Retype these lines and no others: the line holding "Write a Python", the line holding "from matplotlib.lines import Line2D", and all lines between them. Pictures stay out.

Charts and diagrams as code:
= = = = =

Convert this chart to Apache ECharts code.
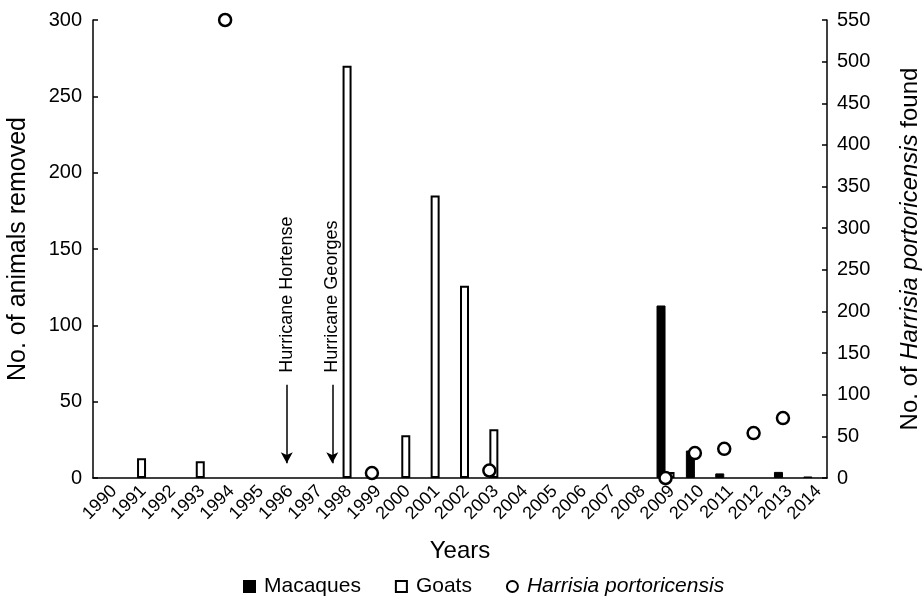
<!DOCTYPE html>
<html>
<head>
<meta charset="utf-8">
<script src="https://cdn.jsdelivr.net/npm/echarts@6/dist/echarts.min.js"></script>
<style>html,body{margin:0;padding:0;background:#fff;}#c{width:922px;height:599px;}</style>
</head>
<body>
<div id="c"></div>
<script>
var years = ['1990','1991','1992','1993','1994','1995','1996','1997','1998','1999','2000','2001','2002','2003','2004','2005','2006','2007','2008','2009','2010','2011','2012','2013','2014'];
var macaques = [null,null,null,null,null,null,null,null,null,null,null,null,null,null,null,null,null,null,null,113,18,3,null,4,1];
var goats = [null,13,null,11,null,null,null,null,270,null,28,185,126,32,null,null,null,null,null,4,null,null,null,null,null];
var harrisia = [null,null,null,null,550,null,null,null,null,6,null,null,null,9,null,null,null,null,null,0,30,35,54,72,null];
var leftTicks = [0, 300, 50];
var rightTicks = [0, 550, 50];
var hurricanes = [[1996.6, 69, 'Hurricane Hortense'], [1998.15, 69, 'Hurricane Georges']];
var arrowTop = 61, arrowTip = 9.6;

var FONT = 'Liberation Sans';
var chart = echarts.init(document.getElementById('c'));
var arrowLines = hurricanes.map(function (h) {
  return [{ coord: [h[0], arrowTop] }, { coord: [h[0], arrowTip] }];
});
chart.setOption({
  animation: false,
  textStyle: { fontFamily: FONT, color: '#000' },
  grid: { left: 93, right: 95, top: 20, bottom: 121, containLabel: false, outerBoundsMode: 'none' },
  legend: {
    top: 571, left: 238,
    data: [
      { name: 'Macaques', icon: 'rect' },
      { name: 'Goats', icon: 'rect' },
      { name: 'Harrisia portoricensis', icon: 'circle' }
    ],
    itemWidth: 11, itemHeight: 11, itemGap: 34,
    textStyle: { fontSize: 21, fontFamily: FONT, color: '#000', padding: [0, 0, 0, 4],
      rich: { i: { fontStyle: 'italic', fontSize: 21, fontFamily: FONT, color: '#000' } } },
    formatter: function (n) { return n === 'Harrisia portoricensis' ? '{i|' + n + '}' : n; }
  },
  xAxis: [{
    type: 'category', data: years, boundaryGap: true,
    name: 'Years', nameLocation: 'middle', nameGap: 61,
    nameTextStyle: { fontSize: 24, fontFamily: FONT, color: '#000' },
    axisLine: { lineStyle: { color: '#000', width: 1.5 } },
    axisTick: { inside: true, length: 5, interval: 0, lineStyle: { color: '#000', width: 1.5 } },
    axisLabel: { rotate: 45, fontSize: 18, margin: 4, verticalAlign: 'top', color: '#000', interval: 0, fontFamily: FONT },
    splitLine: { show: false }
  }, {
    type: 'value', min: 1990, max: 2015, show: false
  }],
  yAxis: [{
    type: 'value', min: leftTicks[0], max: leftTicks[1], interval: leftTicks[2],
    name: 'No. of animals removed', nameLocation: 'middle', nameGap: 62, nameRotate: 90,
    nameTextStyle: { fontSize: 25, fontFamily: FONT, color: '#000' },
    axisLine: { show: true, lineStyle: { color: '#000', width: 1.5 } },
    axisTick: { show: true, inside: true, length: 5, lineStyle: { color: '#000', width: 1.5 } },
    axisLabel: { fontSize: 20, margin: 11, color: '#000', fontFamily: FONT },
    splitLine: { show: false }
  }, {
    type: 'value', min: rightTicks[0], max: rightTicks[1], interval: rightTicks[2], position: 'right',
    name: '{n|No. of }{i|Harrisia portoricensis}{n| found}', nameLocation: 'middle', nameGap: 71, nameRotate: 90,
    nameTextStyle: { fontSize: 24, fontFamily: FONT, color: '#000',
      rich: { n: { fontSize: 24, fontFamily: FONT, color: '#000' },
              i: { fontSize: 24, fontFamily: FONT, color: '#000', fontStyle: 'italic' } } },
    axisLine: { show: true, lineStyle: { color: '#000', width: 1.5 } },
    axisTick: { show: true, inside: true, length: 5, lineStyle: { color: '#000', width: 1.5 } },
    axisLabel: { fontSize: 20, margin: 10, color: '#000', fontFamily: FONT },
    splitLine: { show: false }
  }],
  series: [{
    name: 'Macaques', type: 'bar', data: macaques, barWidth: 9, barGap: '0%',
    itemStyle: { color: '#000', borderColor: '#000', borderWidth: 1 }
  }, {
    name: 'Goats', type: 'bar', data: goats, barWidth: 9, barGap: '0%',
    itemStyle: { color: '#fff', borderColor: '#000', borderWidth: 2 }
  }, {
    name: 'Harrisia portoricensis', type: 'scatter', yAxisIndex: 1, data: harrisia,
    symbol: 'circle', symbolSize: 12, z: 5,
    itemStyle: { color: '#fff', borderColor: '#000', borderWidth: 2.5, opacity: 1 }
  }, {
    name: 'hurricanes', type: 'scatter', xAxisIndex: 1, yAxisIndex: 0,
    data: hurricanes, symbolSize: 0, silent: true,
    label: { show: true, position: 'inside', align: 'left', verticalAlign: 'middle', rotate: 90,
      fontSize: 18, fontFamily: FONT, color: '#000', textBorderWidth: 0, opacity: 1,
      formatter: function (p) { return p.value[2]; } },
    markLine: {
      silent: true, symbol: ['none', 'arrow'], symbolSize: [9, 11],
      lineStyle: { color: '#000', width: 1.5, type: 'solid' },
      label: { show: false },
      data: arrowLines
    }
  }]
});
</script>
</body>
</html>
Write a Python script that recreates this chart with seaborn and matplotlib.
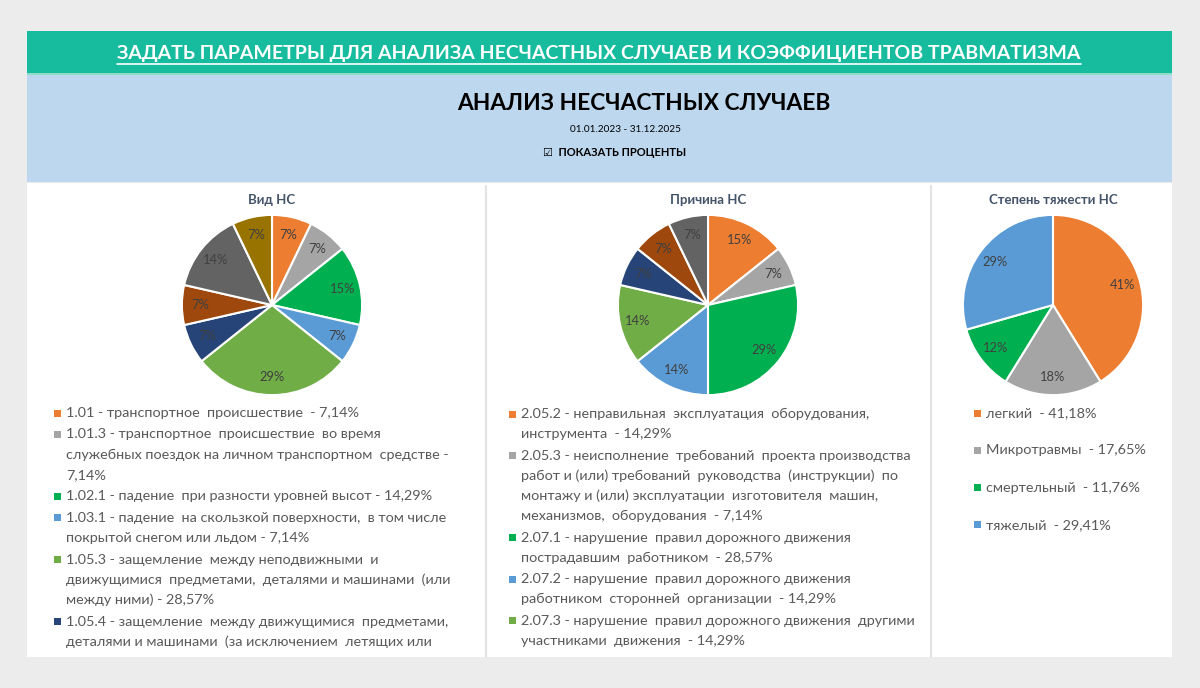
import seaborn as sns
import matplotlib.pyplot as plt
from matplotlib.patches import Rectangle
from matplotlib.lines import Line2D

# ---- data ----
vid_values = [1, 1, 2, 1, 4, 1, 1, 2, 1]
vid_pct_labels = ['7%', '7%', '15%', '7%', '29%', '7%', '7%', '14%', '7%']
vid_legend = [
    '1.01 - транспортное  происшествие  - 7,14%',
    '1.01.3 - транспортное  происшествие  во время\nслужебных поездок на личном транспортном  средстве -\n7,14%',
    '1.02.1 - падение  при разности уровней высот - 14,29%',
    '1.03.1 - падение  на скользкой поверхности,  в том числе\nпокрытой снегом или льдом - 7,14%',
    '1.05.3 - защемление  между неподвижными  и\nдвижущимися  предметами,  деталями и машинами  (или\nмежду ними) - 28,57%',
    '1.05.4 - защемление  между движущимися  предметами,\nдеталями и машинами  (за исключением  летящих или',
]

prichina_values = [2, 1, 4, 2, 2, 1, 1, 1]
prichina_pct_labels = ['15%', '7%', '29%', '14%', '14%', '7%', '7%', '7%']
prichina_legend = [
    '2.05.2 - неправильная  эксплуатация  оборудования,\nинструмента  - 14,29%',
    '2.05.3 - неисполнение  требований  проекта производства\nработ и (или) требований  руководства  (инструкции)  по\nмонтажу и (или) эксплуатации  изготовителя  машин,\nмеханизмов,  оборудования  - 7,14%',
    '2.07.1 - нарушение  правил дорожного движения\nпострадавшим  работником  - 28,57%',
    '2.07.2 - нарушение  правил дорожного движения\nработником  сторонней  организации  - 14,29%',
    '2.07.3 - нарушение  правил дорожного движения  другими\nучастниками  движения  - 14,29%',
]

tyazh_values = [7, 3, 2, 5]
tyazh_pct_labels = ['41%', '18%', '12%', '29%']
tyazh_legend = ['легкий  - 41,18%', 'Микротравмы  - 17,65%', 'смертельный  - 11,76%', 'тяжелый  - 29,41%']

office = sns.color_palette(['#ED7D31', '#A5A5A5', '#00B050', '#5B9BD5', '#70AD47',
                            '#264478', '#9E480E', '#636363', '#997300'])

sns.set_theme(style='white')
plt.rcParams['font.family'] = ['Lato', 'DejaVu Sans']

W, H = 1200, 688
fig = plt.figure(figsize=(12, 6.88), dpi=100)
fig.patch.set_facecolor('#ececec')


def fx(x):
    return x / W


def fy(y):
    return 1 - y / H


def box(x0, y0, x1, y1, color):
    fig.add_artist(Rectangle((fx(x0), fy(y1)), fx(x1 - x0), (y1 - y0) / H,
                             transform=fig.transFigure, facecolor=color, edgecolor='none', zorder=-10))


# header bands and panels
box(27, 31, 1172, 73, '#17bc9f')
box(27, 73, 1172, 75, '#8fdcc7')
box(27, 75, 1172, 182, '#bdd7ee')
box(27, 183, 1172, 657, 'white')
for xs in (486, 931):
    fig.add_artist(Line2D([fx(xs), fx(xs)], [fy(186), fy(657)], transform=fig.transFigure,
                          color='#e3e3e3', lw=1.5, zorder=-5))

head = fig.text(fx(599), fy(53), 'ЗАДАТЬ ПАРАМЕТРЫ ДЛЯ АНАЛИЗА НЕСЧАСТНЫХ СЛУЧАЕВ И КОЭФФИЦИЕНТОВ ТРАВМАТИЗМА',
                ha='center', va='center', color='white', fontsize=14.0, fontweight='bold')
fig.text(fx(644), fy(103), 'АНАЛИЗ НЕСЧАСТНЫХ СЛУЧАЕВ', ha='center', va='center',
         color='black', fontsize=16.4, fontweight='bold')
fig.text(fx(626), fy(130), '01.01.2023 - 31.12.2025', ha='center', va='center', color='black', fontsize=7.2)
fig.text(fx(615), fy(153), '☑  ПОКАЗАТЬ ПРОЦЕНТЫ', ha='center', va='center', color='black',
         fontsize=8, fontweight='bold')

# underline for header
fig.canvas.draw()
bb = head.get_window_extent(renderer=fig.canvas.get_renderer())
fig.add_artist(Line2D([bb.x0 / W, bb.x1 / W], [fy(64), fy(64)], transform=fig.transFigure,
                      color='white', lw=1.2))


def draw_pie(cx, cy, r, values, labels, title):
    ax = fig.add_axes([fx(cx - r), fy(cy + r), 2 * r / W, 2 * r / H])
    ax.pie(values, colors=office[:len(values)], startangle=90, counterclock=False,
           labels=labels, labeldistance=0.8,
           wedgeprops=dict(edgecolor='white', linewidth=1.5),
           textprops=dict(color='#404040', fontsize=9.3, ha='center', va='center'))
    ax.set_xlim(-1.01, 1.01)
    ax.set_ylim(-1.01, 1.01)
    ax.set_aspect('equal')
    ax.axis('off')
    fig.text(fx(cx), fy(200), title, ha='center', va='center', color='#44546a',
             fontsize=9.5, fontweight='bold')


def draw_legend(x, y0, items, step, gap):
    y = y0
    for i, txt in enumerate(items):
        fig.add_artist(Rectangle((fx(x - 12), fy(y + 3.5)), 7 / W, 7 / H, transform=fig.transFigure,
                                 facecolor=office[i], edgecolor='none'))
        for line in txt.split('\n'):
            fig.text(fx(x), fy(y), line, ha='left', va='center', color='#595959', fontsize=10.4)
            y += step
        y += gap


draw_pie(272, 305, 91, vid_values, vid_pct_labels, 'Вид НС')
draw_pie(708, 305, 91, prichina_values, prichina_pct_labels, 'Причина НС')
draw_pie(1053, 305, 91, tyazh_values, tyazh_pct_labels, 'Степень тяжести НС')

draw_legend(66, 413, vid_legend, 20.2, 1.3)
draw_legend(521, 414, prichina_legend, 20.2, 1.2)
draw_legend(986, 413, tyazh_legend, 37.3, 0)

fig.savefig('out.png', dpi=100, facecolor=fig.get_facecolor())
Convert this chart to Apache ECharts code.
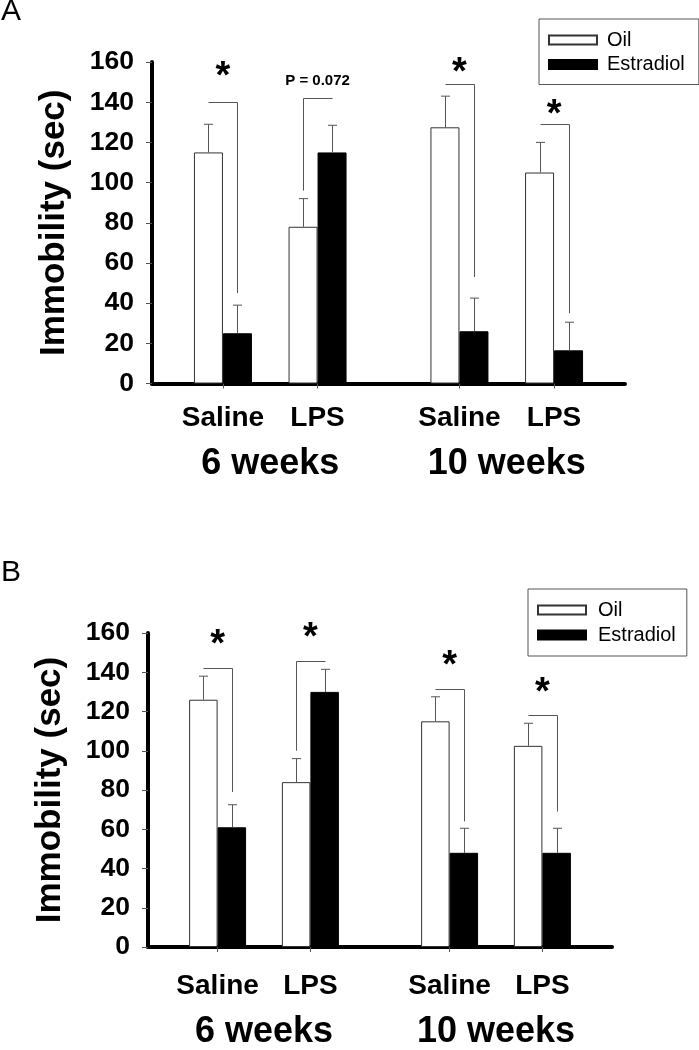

= = = = =

Answer to this exercise:
Write a Python script that recreates this chart with seaborn and matplotlib.
import seaborn as sns
import matplotlib.pyplot as plt
from matplotlib.patches import Rectangle
from matplotlib.lines import Line2D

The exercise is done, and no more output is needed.